The center was without access to its information for 10 days following initial detection on Feb. 5, when hospital employees reported lack of access the network. The source of the malware’s entry is yet undetermined, but Ars Technica reported that the leading suspect is an email phishing attack. During the time the hospital lost access, hospital staff reverted to paperwork and fax machines to process patients, and some emergency patients were diverted to other hospitals. The hospital maintains that no personal information was stolen from the network.
“There’s two things it says about a company that gets breached and has to make a payment,” said Gartner Research Director Lawrence Pingree. “One, they don’t have a good backup and recovery strategy. Two, they got breached by ransomware and they don’t have adequate protection on the endpoint for defeating and thwarting ransomware. And there are technologies out there now that are capable of doing that in some of the endpoint protection products now, like Malwarebytes and Trend Micro.”
A recent survey by Cloud Security Alliance revealed that those distributing ransomware have a captive audience. Of 209 technology professionals surveyed, nearly a quarter said they would be willing to pay a ransom to prevent a cyberattack, and 14 percent said they would pay a ransom of more than $1 million to stop hackers from releasing sensitive information.
“I think we’re going to see increasing numbers of these types of attacks over 2016,” Pingree said, echoing similar warning by the FBI in 2015. “It used to be more effective to go after ransoming end users, and now I think attackers are wise that organizations large and small will pay if they don’t have the proper controls in place.”
How Governments Can Protect Themselves
Ransomware starts the same as any other malware attack, said John Pescatore, director of emerging security trends at the SANS Institute.“First the bad guys have to penetrate your system, so you do have to worry about it because it’s definitely happening,” Pescatore said. “The best way to try to prevent it is do all the things we tell people to do to prevent malware from getting in: Limit peoples’ privileges, patch systems, train people about phishing and so on.”

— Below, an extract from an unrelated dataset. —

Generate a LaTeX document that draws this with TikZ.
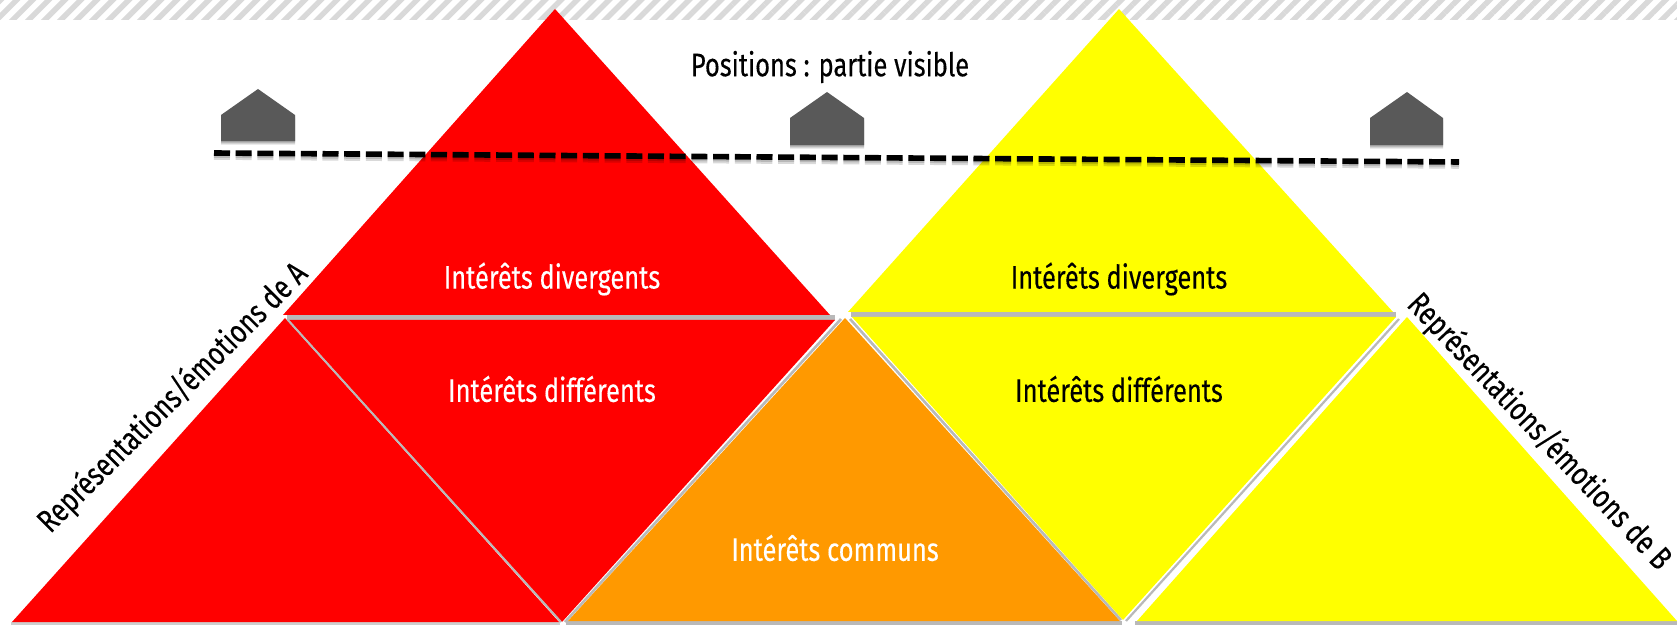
\documentclass[tikz,border=0pt]{standalone}
\usepackage{fontspec}
\setmainfont[FakeStretch=0.78,FakeBold=0.25]{Fira Sans}
\usetikzlibrary{patterns.meta,calc}
\definecolor{redf}{RGB}{255,0,0}
\definecolor{yelf}{RGB}{255,255,0}
\definecolor{oraf}{RGB}{255,153,0}
\definecolor{edgeg}{RGB}{185,185,185}
\definecolor{houseg}{RGB}{89,89,89}
\tikzset{x=0.5pt,y=-0.5pt,
 plain/.style={line join=miter},
 edgeline/.style={draw=edgeg,line width=1.3pt},
 lab/.style={font=\fontsize{16.3pt}{18pt}\selectfont,inner sep=0pt,anchor=center}}
\newcommand{\drawhouse}[6]{% left, mid, right, top, shoulder, bottom
  \foreach \d/\o in {4/.08,3/.10,2/.12,1/.14}{
    \fill[black,opacity=\o,shift={(0,\d)}] (#1,#5) -- (#2,#4) -- (#3,#5) -- (#3,#6) -- (#1,#6) -- cycle;}
  \fill[houseg] (#1,#5) -- (#2,#4) -- (#3,#5) -- (#3,#6) -- (#1,#6) -- cycle;}
\begin{document}
\begin{tikzpicture}
\useasboundingbox (0,0) rectangle (1677,625);
\fill[white] (0,0) rectangle (1677,625);
\fill[pattern={Lines[angle=45,distance=5.66pt,line width=2.7pt]},pattern color=black!15] (0,0) rectangle (1677,20);
% bottom strips
\fill[edgeg!70] (11,622) rectangle (560,624.5);
\fill[edgeg] (566,621) rectangle (1122,625);
\fill[edgeg] (1135,621) rectangle (1677,625);
% horizontal separators
\draw[edgeline,line width=2.2pt] (287,317.5) -- (835,317.5);
\draw[edgeline,line width=2.2pt] (851,314.5) -- (1396,314.5);
% triangles
\fill[redf,plain] (555,9) -- (830,315) -- (283,315) -- cycle;
\fill[yelf,plain] (1119,9) -- (1393,312) -- (848,312) -- cycle;
\fill[redf,plain] (289,320) -- (835,320) -- (562,622) -- cycle;
\fill[redf,plain] (285,318) -- (559,622) -- (12,622) -- cycle;
\draw[edgeline,line width=1pt] (287,319) -- (561,622);
\draw[edgeline] (841,319) -- (565,622);
\fill[oraf,plain] (845,318) -- (1120,621) -- (568,621) -- cycle;
\draw[edgeline] (850,319) -- (1121,620);
\fill[yelf,plain] (852,317) -- (1396,317) -- (1123,620) -- cycle;
\draw[edgeline,line width=1.1pt] (1399,319) -- (1126,621);
\fill[yelf,plain] (1407,317) -- (1677,621) -- (1137,621) -- cycle;
% houses
\drawhouse{221}{258}{295}{89}{115}{141}
\drawhouse{790}{827}{864}{92}{118}{145}
\drawhouse{1370}{1407}{1443}{92}{118}{145}
% dashed line
\coordinate (ds) at (214,153);
\coordinate (de) at (1459,162);
\draw[black,opacity=.15,line width=2.8pt,dash pattern=on 8pt off 2.85pt] ($(ds)+(0,4)$) -- ($(de)+(0,4)$);
\draw[black,opacity=.15,line width=2.8pt,dash pattern=on 8pt off 2.85pt] ($(ds)+(0,2)$) -- ($(de)+(0,2)$);
\draw[black,line width=2.8pt,dash pattern=on 8pt off 2.85pt] (ds) -- (de);
% labels
\node[lab,black] (pos) at (830,67) {Positions : partie visible};
\node[lab,white] (d1) at (552,279) {Intérêts divergents};
\node[lab,black] (d2) at (1119,279) {Intérêts divergents};
\node[lab,white] (e1) at (552,389) {Intérêts différents};
\node[lab,black] (e2) at (1119,389) {Intérêts différents};
\node[lab,white] (c) at (835,548) {Intérêts communs};
\node[lab,black,rotate=-46.5] (rb) at (1539,432) {Représentations/émotions de B};
\node[lab,black,rotate=45] (ra) at (173,398) {Représentations/émotions de A};
\end{tikzpicture}
\end{document}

The difference with ransomware, however, is that it's much less effective against organizations that back up their data.
“If someone says, ‘Hey, we have your database, you can say, ‘Ha-ha, I just backed it up last night. I can keep doing business,’” Pescatore said. “In a ransomware attack, they’re exposing the fact that a lot of especially mid-sized companies don’t do backups very regularly.”
The choice of whether to pay the ransom is simply a business decision, Pescatore said, but once an organization has been exposed, patching those vulnerabilities is critical because the “bad guys” will surely sell the information about the vulnerabilities to others, increasing the likelihood of future attacks.
The thing that sets ransomware apart from other types of malware attacks is the urgency, said David O’Berry, worldwide technical strategist with Intel Security.
“There’s no time once ransomware hits,” he said. “It can just happen so quickly, whereas [in other types of attacks] there may be more time to handle the situation. Once it happens, there’s hardly a way back from it. The only real way back is a very solid backup schedule, very solid network operations and data center operations aspect, and even then it gets very, very hairy. So the only way to get in front of this is to eradicate it on the front line in as close to real time as possible.”
A spokesperson for the Center for Internet Security (CIS) said that because of their group’s involvement with certain organizations on cyberattack responses, they could not comment on this issue, but urged organizations to look at the CIS primer on ransomware as a starting point to keep themselves protected.
An FBI spokesperson said they couldn’t comment except to say that the service is investigating the incident.